Benim burada asıl söyleyeceklerimin bir kısmı herkesi ilgilendirmekle beraber daha çok inandığı halde inanmanın gereklerine riayet etmeyenlerle yöneliktir. Bırakın bir yerde misafir olarak bulunmayı, ücreti ödenen bir otelde bile uymak zorunluluğu olan kuralları vardır. Kimse ben buraya para ödüyorum, istediğim gibi hareket ederim diyemez. Peki, nasıl olur da içinde yaşanılan bir toplumda, toplum kuralları yok sayılabilir?

Kim ne düşünürse düşünsün, doğru bildiklerimi söylemek zorundayım;

Başka toplumları bir tarafa koyup öncelikle kendimize bir bakalım; insanların canı, malı, ırzı, namusu mukaddes mi, yani dokunulmaz hakları mı, hakları değil mi? Evet mukaddes ve hakları! Peki, bu ne kadar korunabiliyor? İnsanların sağlığını, akıl sağlığını korumak bir görev mi? Evet! Peki, uyuşturucu belası nerelere kadar ulaştı? Zina almış başını gidiyor mu? Evli olduğu eşinin namus hakkını korumayanlar var mı? Üretimde insanların sağlığını tehdit eden maddeler kullanılıyor mu? Adam kayırmalar oluyor mu? Hak sahiplerinin hakkı korunuyor mu? Bunları dile getirenlere sosyal baskı uygulanıyor, bir şekilde susturulmaya çalışılıyor mu? Daha fazlasını saymayacağım çünkü bu yazdıklarımı yazarken sinir sistemim bozuluyor. Örneklendirirsem şayet kırp dökülmeler yaşanır, bu sefer de fitneden korkarım!

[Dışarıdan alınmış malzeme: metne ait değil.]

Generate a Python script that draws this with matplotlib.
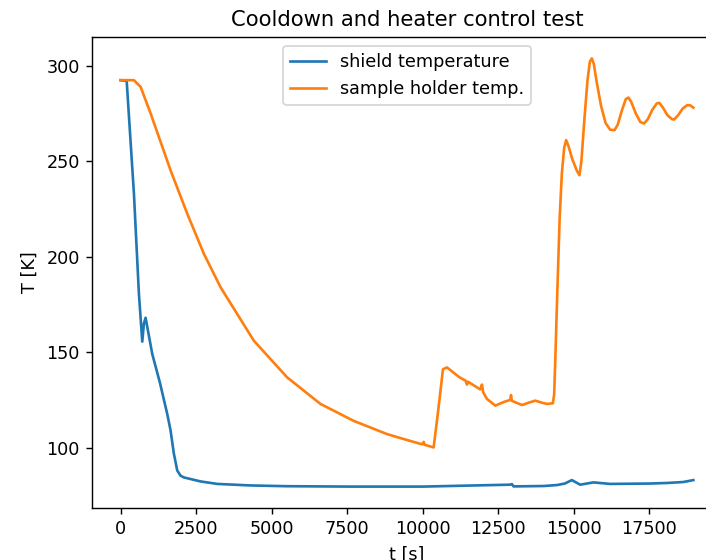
import numpy as np
import matplotlib.pyplot as plt

# shield temperature (blue)
t_shield = [0, 200, 440, 605, 716, 770, 826, 1047, 1300, 1543, 1653, 1760, 1874,
            1984, 2094, 2645, 3196, 4298, 5500, 7604, 10000, 12012, 12895, 12950,
            13005, 14000, 14438, 14700, 14934, 15209, 15650, 16201, 17524, 18100,
            18625, 18956]
T_shield = [292.4, 292.0, 233.0, 180.5, 155.5, 165.0, 168.0, 149.0, 134.0, 117.6,
            109.0, 97.0, 88.0, 85.3, 84.4, 82.3, 81.0, 80.2, 79.8, 79.6, 79.6,
            80.3, 80.6, 80.9, 79.7, 79.9, 80.4, 81.2, 83.0, 80.6, 81.8, 81.0, 81.2,
            81.5, 82.0, 83.0]

# sample holder temperature (orange)
t_sample = [0, 440, 661, 992, 1653, 2204, 2755, 3306, 4408, 5510, 6612, 7714, 8816,
            9258, 9918, 10000, 10030, 10060, 10360, 10500, 10668, 10800, 11200,
            11420, 11462, 11500, 11900, 11958, 12000, 12124, 12399, 12700, 12895,
            12920, 12950, 13282, 13500, 13721, 13950, 14107, 14306, 14350, 14382,
            14450, 14530, 14603, 14680, 14746, 14820, 14950, 15100, 15186, 15250,
            15350, 15450, 15530, 15595, 15660, 15750, 15900, 16050, 16200, 16344,
            16450, 16600, 16720, 16807, 16900, 17050, 17200, 17325, 17450, 17600,
            17750, 17831, 17950, 18100, 18250, 18317, 18450, 18600, 18750, 18846,
            18956]
T_sample = [292.4, 292.4, 288.9, 275.0, 245.2, 222.5, 201.5, 184.0, 156.0, 136.8,
            122.9, 114.0, 107.1, 105.0, 102.0, 101.8, 103.0, 101.5, 100.1, 118.0,
            141.0, 142.0, 137.0, 135.0, 133.0, 134.5, 130.5, 133.0, 129.0, 125.5,
            122.0, 124.0, 125.0, 127.5, 124.5, 122.3, 123.5, 124.6, 123.5, 122.9,
            123.2, 128.0, 143.8, 180.0, 220.0, 243.5, 257.0, 261.0, 258.0, 251.0,
            245.0, 242.6, 250.0, 272.0, 292.0, 302.0, 303.8, 301.0, 292.0, 279.0,
            270.0, 266.5, 266.2, 269.0, 277.0, 282.5, 283.3, 281.0, 275.0, 270.5,
            269.7, 272.0, 277.0, 280.3, 280.5, 278.0, 274.0, 272.0, 271.8, 274.0,
            277.5, 279.3, 279.3, 278.0]

fig = plt.figure(figsize=(706 / 127, 560 / 127), dpi=127)
ax = fig.add_axes([92 / 706, 52 / 560, 630 / 706, 471 / 560])

ax.plot(t_shield, T_shield, label='shield temperature')
ax.plot(t_sample, T_sample, label='sample holder temp.')
ax.set_title('Cooldown and heater control test')
ax.set_xlabel('t [s]')
ax.set_ylabel('T [K]')
ax.set_xticks([0, 2500, 5000, 7500, 10000, 12500, 15000, 17500])
ax.set_yticks([100, 150, 200, 250, 300])
ax.spines['right'].set_visible(False)
ax.legend(loc='upper center')

fig.savefig('out.png', dpi=127)
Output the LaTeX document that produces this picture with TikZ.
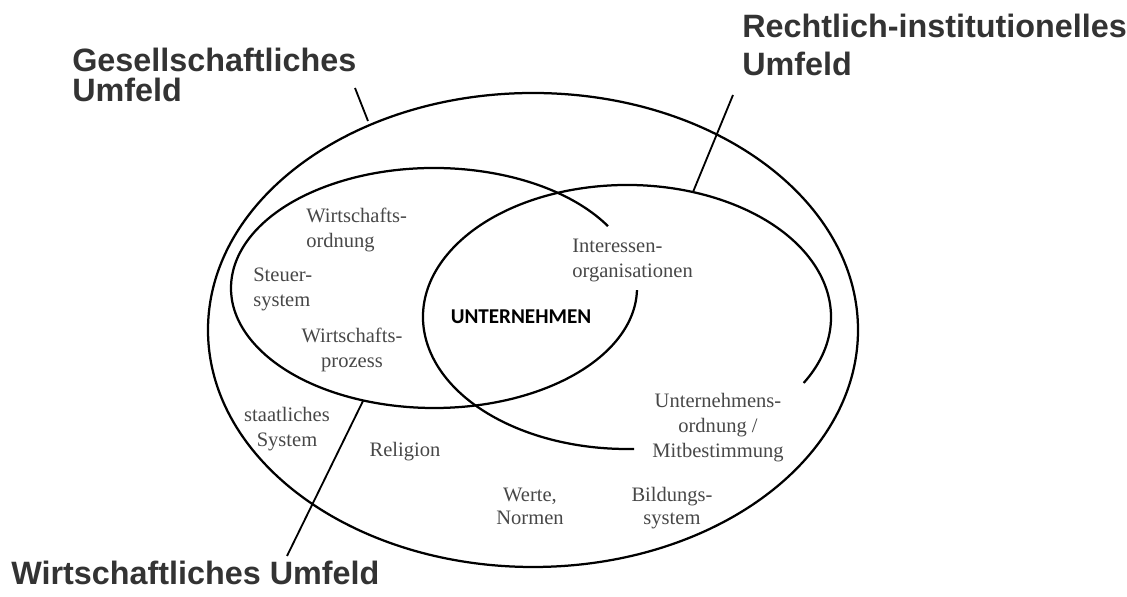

Gelelim işin diğer yönüne; Allah, bir kısım kurallar koyduğu ve bunlara uyma konusunda insanları peygamberi ve kitabı ile uyardığı halde insanlar nasıl oluyor da ya da hangi yüzle Allah'tan yağmur isteme cüreti gösterebiliyorlar? Şahsen ben, toplumun içinde bulunduğu bu sapkınlıkları bilerek ve kendim açısından bir şey yapabildiğimi söylemediğim halde nasıl olur da Allah'a; "Bize yağmur göndermeni istiyorum," diyebilirim? Hangi yüzle bunu yapabileceğimizi birileri bir söylesin de biz de bilelim!

Üstelik dini yaşantısı ön planda görünenlerde bile böyle bir ceht yok! Hiçbir şey olmasa bile en kestirmeden söyleyebilirim, daha birbirlerini bile sevmeyi, hepsinin uyması gereken esaslardan yan çizmemeyi halledememiş bir topluluk neyi ile Allah'tan istekte bulunmayı hak etmiş olacaktır?

Yağmur duası yapmadan önce, bugüne kadar işledikleri günahlara bir daha dönmemek üzere Allah'a söz vererek tevbe edilmesi cemaate hatırlatılsaydı daha yerinde olacaktı derim.

Allah'ın çizgilerine uymayalım, ondan sonra da; "Biz senin dediklerini yapmıyoruz ama Sen bizim isteklerimizi yerine getir." dercesine bunca ahlak ve irfan, edep ve hayâ ihlalinden sonra istekte bulunalım! Allah aşkına bu kadar yüzsüzlük yeryüzünün neresinde var veya olabilir?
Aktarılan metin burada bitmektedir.